§ **Data excerpt**

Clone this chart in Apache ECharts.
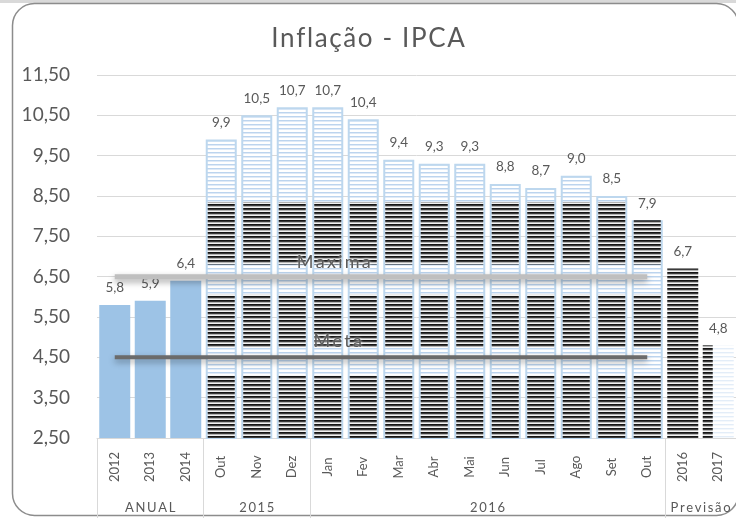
<!DOCTYPE html>
<html>
<head>
<meta charset="utf-8">
<script src="https://cdn.jsdelivr.net/npm/echarts@6/dist/echarts.min.js"></script>
<style>
  html, body { margin: 0; padding: 0; background: #fff; }
  #chart { width: 736px; height: 518px; }
</style>
</head>
<body>
<div id="chart"></div>
<script>
// dados
const categories = ['2012', '2013', '2014', 'Out', 'Nov', 'Dez', 'Jan', 'Fev', 'Mar', 'Abr', 'Mai', 'Jun', 'Jul', 'Ago', 'Set', 'Out', '2016', '2017']
const anual = [5.8, 5.9, 6.4]
const mensal = [9.9, 10.5, 10.7, 10.7, 10.4, 9.4, 9.3, 9.3, 8.8, 8.7, 9.0, 8.5, 7.9]
const previsao = [6.7, 4.8]
const maxima = 6.5
const meta = 4.5
const groups = ['ANUAL', '2015', '2016', 'Previsão']
const groupSizes = [3, 3, 10, 2]
// faixas pretas que aparecem dentro das barras mensais
const faixasPretas = [[2.5, 4.05], [4.75, 6.05], [6.8, 8.35]]

const GREY = '#595959'
const FONT = 'Lato'

function stripe(rows) {
  const c = document.createElement('canvas')
  c.width = 4
  c.height = rows.length
  const ctx = c.getContext('2d')
  rows.forEach((col, k) => {
    ctx.fillStyle = col
    ctx.fillRect(0, k, 4, 1)
  })
  return { image: c, repeat: 'repeat' }
}
const pretoPadrao = stripe(['#151515', '#3a3a3a', '#b4b4b4', '#f2f2f2'])
const azulPadrao = stripe(['#bcd4ee', '#dfeaf7', '#ffffff', '#ffffff'])
const azulFraco = stripe(['#e3edf8', '#f4f8fc', '#ffffff', '#ffffff'])

const spaced = (s, sp) => s.split('').join(sp || '\u2009')
const fmt1 = v => v.toFixed(1).replace('.', ',')

const nA = anual.length
const nM = mensal.length
const anualData = categories.map((c, i) => i < nA ? anual[i] : '-')
const mensalData = categories.map((c, i) => (i >= nA && i < nA + nM) ? mensal[i - nA] : '-')
const previsaoData = categories.map((c, i) => {
  const k = i - nA - nM
  if (k < 0) return '-'
  if (k === previsao.length - 1) return { value: previsao[k], itemStyle: { color: azulFraco } }
  return previsao[k]
})
const lastLine = nA + nM - 1
const maximaData = categories.map((c, i) => i <= lastLine ? maxima : '-')
const metaData = categories.map((c, i) => i <= lastLine ? meta : '-')

const faixasData = []
mensal.forEach((v, k) => {
  faixasPretas.forEach(f => {
    faixasData.push([nA + k, f[0], Math.min(f[1], v)])
  })
})
const ultimaPrev = nA + nM + previsao.length - 1
const previsaoPreta = [[ultimaPrev, 2.5, previsao[previsao.length - 1]]]

function bandRenderer(w, dx) {
  return function(params, api) {
    const top = api.coord([api.value(0), api.value(2)])
    const bot = api.coord([api.value(0), api.value(1)])
    return {
      type: 'rect',
      shape: { x: top[0] - w / 2 + dx, y: top[1], width: w, height: bot[1] - top[1] },
      style: { fill: pretoPadrao }
    }
  }
}

function lineLabel(text, value, distance, dx) {
  return {
    symbol: 'circle',
    symbolSize: 0,
    data: [{ coord: [6, value], value: value }],
    label: {
      show: true, formatter: spaced(text), position: 'top', distance: distance, offset: [dx, 0],
      fontSize: 18, color: '#5a5a5a', fontFamily: FONT,
      textShadowColor: 'rgba(255,255,255,0.9)', textShadowBlur: 3
    },
    itemStyle: { color: 'transparent' }
  }
}

// limites e centros dos grupos do eixo inferior
const bounds = [0]
groupSizes.forEach(s => bounds.push(bounds[bounds.length - 1] + s))
const centers = groupSizes.map((s, i) => bounds[i] + s / 2)

const chart = echarts.init(document.getElementById('chart'))
chart.setOption({
  animation: false,
  textStyle: { fontFamily: FONT },
  title: {
    text: spaced('Inflação - IPCA', '\u200A'),
    left: 'center',
    top: 21,
    textStyle: { fontSize: 26, fontWeight: 'normal', color: GREY, fontFamily: FONT }
  },
  graphic: [
    { type: 'rect', silent: true, shape: { x: 0, y: 0, width: 736, height: 3 }, style: { fill: '#d9d9d9' } },
    { type: 'rect', silent: true, shape: { x: 12.5, y: 3.5, width: 726, height: 512, r: 22 }, style: { fill: 'none', stroke: '#8c8c8c', lineWidth: 1.5 } }
  ],
  grid: { left: 97, top: 75, width: 643, bottom: 80 },
  xAxis: [{
    type: 'category',
    data: categories,
    axisLine: { lineStyle: { color: '#d9d9d9' } },
    axisTick: { length: 47, interval: 0, lineStyle: { color: '#d9d9d9' } },
    axisLabel: {
      interval: 0, rotate: 90, margin: 29, align: 'center', verticalAlign: 'middle',
      fontSize: 13, color: GREY, fontFamily: FONT
    }
  }, {
    type: 'value',
    position: 'bottom',
    offset: 80,
    min: 0,
    max: bounds[bounds.length - 1],
    axisLine: { show: false },
    splitLine: { show: false },
    axisTick: { show: true, inside: true, length: 80, customValues: bounds, lineStyle: { color: '#d9d9d9' } },
    axisLabel: {
      inside: true, margin: 4, customValues: centers,
      formatter: v => { const k = centers.indexOf(v); return k >= 0 ? spaced(groups[k]) : '' },
      fontSize: 13, color: GREY, fontFamily: FONT
    }
  }],
  yAxis: {
    type: 'value',
    min: 2.5,
    max: 11.5,
    interval: 1,
    axisLine: { show: false },
    axisTick: { show: false },
    splitLine: { lineStyle: { color: '#d9d9d9' } },
    axisLabel: { margin: 27, fontSize: 19, color: GREY, fontFamily: FONT, formatter: v => v.toFixed(2).replace('.', ',') }
  },
  series: [
    {
      name: 'Anual', type: 'bar', data: anualData, barWidth: 31, barGap: '-100%', z: 2,
      itemStyle: { color: '#9dc3e6' },
      label: { show: true, position: 'top', distance: 10, fontSize: 13.5, color: GREY, formatter: p => fmt1(p.value) }
    },
    {
      name: 'Mensal', type: 'bar', data: mensalData, barWidth: 31, barGap: '-100%', z: 2,
      itemStyle: { color: azulPadrao, borderColor: '#bdd7ee', borderWidth: 2 },
      label: { show: true, position: 'top', distance: 10, fontSize: 13.5, color: GREY, formatter: p => fmt1(p.value) }
    },
    {
      name: 'Previsão', type: 'bar', data: previsaoData, barWidth: 31, barGap: '-100%', z: 2,
      itemStyle: { color: pretoPadrao },
      label: { show: true, position: 'top', distance: 10, fontSize: 13.5, color: GREY, formatter: p => fmt1(p.value) }
    },
    { name: 'faixas', type: 'custom', data: faixasData, z: 3, renderItem: bandRenderer(27, 0), encode: { x: 0, y: [1, 2] } },
    { name: 'previsaoPreta', type: 'custom', data: previsaoPreta, z: 3, renderItem: bandRenderer(10, -10.5), encode: { x: 0, y: [1, 2] } },
    {
      name: 'Máxima', type: 'line', data: maximaData, symbol: 'none', z: 5,
      lineStyle: { color: '#bfbfbf', width: 5, shadowColor: 'rgba(0,0,0,0.35)', shadowBlur: 6, shadowOffsetY: 3 },
      markPoint: lineLabel('Maxima', maxima, 5, 6)
    },
    {
      name: 'Meta', type: 'line', data: metaData, symbol: 'none', z: 5,
      lineStyle: { color: '#6b6b6b', width: 4, shadowColor: 'rgba(0,0,0,0.35)', shadowBlur: 6, shadowOffsetY: 3 },
      markPoint: lineLabel('Meta', meta, 7, 10)
    }
  ]
})
</script>
</body>
</html>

§ **Aim of the task**
Reproduce the data verbatim. Do not carry any picture into the copy.

§ **Task response**
Clone this chart in Apache ECharts.
<!DOCTYPE html>
<html>
<head>
<meta charset="utf-8">
<script src="https://cdn.jsdelivr.net/npm/echarts@6/dist/echarts.min.js"></script>
<style>
  html, body { margin: 0; padding: 0; background: #fff; }
  #chart { width: 736px; height: 518px; }
</style>
</head>
<body>
<div id="chart"></div>
<script>
// dados
const categories = ['2012', '2013', '2014', 'Out', 'Nov', 'Dez', 'Jan', 'Fev', 'Mar', 'Abr', 'Mai', 'Jun', 'Jul', 'Ago', 'Set', 'Out', '2016', '2017']
const anual = [5.8, 5.9, 6.4]
const mensal = [9.9, 10.5, 10.7, 10.7, 10.4, 9.4, 9.3, 9.3, 8.8, 8.7, 9.0, 8.5, 7.9]
const previsao = [6.7, 4.8]
const maxima = 6.5
const meta = 4.5
const groups = ['ANUAL', '2015', '2016', 'Previsão']
const groupSizes = [3, 3, 10, 2]
// faixas pretas que aparecem dentro das barras mensais
const faixasPretas = [[2.5, 4.05], [4.75, 6.05], [6.8, 8.35]]

const GREY = '#595959'
const FONT = 'Lato'

function stripe(rows) {
  const c = document.createElement('canvas')
  c.width = 4
  c.height = rows.length
  const ctx = c.getContext('2d')
  rows.forEach((col, k) => {
    ctx.fillStyle = col
    ctx.fillRect(0, k, 4, 1)
  })
  return { image: c, repeat: 'repeat' }
}
const pretoPadrao = stripe(['#151515', '#3a3a3a', '#b4b4b4', '#f2f2f2'])
const azulPadrao = stripe(['#bcd4ee', '#dfeaf7', '#ffffff', '#ffffff'])
const azulFraco = stripe(['#e3edf8', '#f4f8fc', '#ffffff', '#ffffff'])

const spaced = (s, sp) => s.split('').join(sp || '\u2009')
const fmt1 = v => v.toFixed(1).replace('.', ',')

const nA = anual.length
const nM = mensal.length
const anualData = categories.map((c, i) => i < nA ? anual[i] : '-')
const mensalData = categories.map((c, i) => (i >= nA && i < nA + nM) ? mensal[i - nA] : '-')
const previsaoData = categories.map((c, i) => {
  const k = i - nA - nM
  if (k < 0) return '-'
  if (k === previsao.length - 1) return { value: previsao[k], itemStyle: { color: azulFraco } }
  return previsao[k]
})
const lastLine = nA + nM - 1
const maximaData = categories.map((c, i) => i <= lastLine ? maxima : '-')
const metaData = categories.map((c, i) => i <= lastLine ? meta : '-')

const faixasData = []
mensal.forEach((v, k) => {
  faixasPretas.forEach(f => {
    faixasData.push([nA + k, f[0], Math.min(f[1], v)])
  })
})
const ultimaPrev = nA + nM + previsao.length - 1
const previsaoPreta = [[ultimaPrev, 2.5, previsao[previsao.length - 1]]]

function bandRenderer(w, dx) {
  return function(params, api) {
    const top = api.coord([api.value(0), api.value(2)])
    const bot = api.coord([api.value(0), api.value(1)])
    return {
      type: 'rect',
      shape: { x: top[0] - w / 2 + dx, y: top[1], width: w, height: bot[1] - top[1] },
      style: { fill: pretoPadrao }
    }
  }
}

function lineLabel(text, value, distance, dx) {
  return {
    symbol: 'circle',
    symbolSize: 0,
    data: [{ coord: [6, value], value: value }],
    label: {
      show: true, formatter: spaced(text), position: 'top', distance: distance, offset: [dx, 0],
      fontSize: 18, color: '#5a5a5a', fontFamily: FONT,
      textShadowColor: 'rgba(255,255,255,0.9)', textShadowBlur: 3
    },
    itemStyle: { color: 'transparent' }
  }
}

// limites e centros dos grupos do eixo inferior
const bounds = [0]
groupSizes.forEach(s => bounds.push(bounds[bounds.length - 1] + s))
const centers = groupSizes.map((s, i) => bounds[i] + s / 2)

const chart = echarts.init(document.getElementById('chart'))
chart.setOption({
  animation: false,
  textStyle: { fontFamily: FONT },
  title: {
    text: spaced('Inflação - IPCA', '\u200A'),
    left: 'center',
    top: 21,
    textStyle: { fontSize: 26, fontWeight: 'normal', color: GREY, fontFamily: FONT }
  },
  graphic: [
    { type: 'rect', silent: true, shape: { x: 0, y: 0, width: 736, height: 3 }, style: { fill: '#d9d9d9' } },
    { type: 'rect', silent: true, shape: { x: 12.5, y: 3.5, width: 726, height: 512, r: 22 }, style: { fill: 'none', stroke: '#8c8c8c', lineWidth: 1.5 } }
  ],
  grid: { left: 97, top: 75, width: 643, bottom: 80 },
  xAxis: [{
    type: 'category',
    data: categories,
    axisLine: { lineStyle: { color: '#d9d9d9' } },
    axisTick: { length: 47, interval: 0, lineStyle: { color: '#d9d9d9' } },
    axisLabel: {
      interval: 0, rotate: 90, margin: 29, align: 'center', verticalAlign: 'middle',
      fontSize: 13, color: GREY, fontFamily: FONT
    }
  }, {
    type: 'value',
    position: 'bottom',
    offset: 80,
    min: 0,
    max: bounds[bounds.length - 1],
    axisLine: { show: false },
    splitLine: { show: false },
    axisTick: { show: true, inside: true, length: 80, customValues: bounds, lineStyle: { color: '#d9d9d9' } },
    axisLabel: {
      inside: true, margin: 4, customValues: centers,
      formatter: v => { const k = centers.indexOf(v); return k >= 0 ? spaced(groups[k]) : '' },
      fontSize: 13, color: GREY, fontFamily: FONT
    }
  }],
  yAxis: {
    type: 'value',
    min: 2.5,
    max: 11.5,
    interval: 1,
    axisLine: { show: false },
    axisTick: { show: false },
    splitLine: { lineStyle: { color: '#d9d9d9' } },
    axisLabel: { margin: 27, fontSize: 19, color: GREY, fontFamily: FONT, formatter: v => v.toFixed(2).replace('.', ',') }
  },
  series: [
    {
      name: 'Anual', type: 'bar', data: anualData, barWidth: 31, barGap: '-100%', z: 2,
      itemStyle: { color: '#9dc3e6' },
      label: { show: true, position: 'top', distance: 10, fontSize: 13.5, color: GREY, formatter: p => fmt1(p.value) }
    },
    {
      name: 'Mensal', type: 'bar', data: mensalData, barWidth: 31, barGap: '-100%', z: 2,
      itemStyle: { color: azulPadrao, borderColor: '#bdd7ee', borderWidth: 2 },
      label: { show: true, position: 'top', distance: 10, fontSize: 13.5, color: GREY, formatter: p => fmt1(p.value) }
    },
    {
      name: 'Previsão', type: 'bar', data: previsaoData, barWidth: 31, barGap: '-100%', z: 2,
      itemStyle: { color: pretoPadrao },
      label: { show: true, position: 'top', distance: 10, fontSize: 13.5, color: GREY, formatter: p => fmt1(p.value) }
    },
    { name: 'faixas', type: 'custom', data: faixasData, z: 3, renderItem: bandRenderer(27, 0), encode: { x: 0, y: [1, 2] } },
    { name: 'previsaoPreta', type: 'custom', data: previsaoPreta, z: 3, renderItem: bandRenderer(10, -10.5), encode: { x: 0, y: [1, 2] } },
    {
      name: 'Máxima', type: 'line', data: maximaData, symbol: 'none', z: 5,
      lineStyle: { color: '#bfbfbf', width: 5, shadowColor: 'rgba(0,0,0,0.35)', shadowBlur: 6, shadowOffsetY: 3 },
      markPoint: lineLabel('Maxima', maxima, 5, 6)
    },
    {
      name: 'Meta', type: 'line', data: metaData, symbol: 'none', z: 5,
      lineStyle: { color: '#6b6b6b', width: 4, shadowColor: 'rgba(0,0,0,0.35)', shadowBlur: 6, shadowOffsetY: 3 },
      markPoint: lineLabel('Meta', meta, 7, 10)
    }
  ]
})
</script>
</body>
</html>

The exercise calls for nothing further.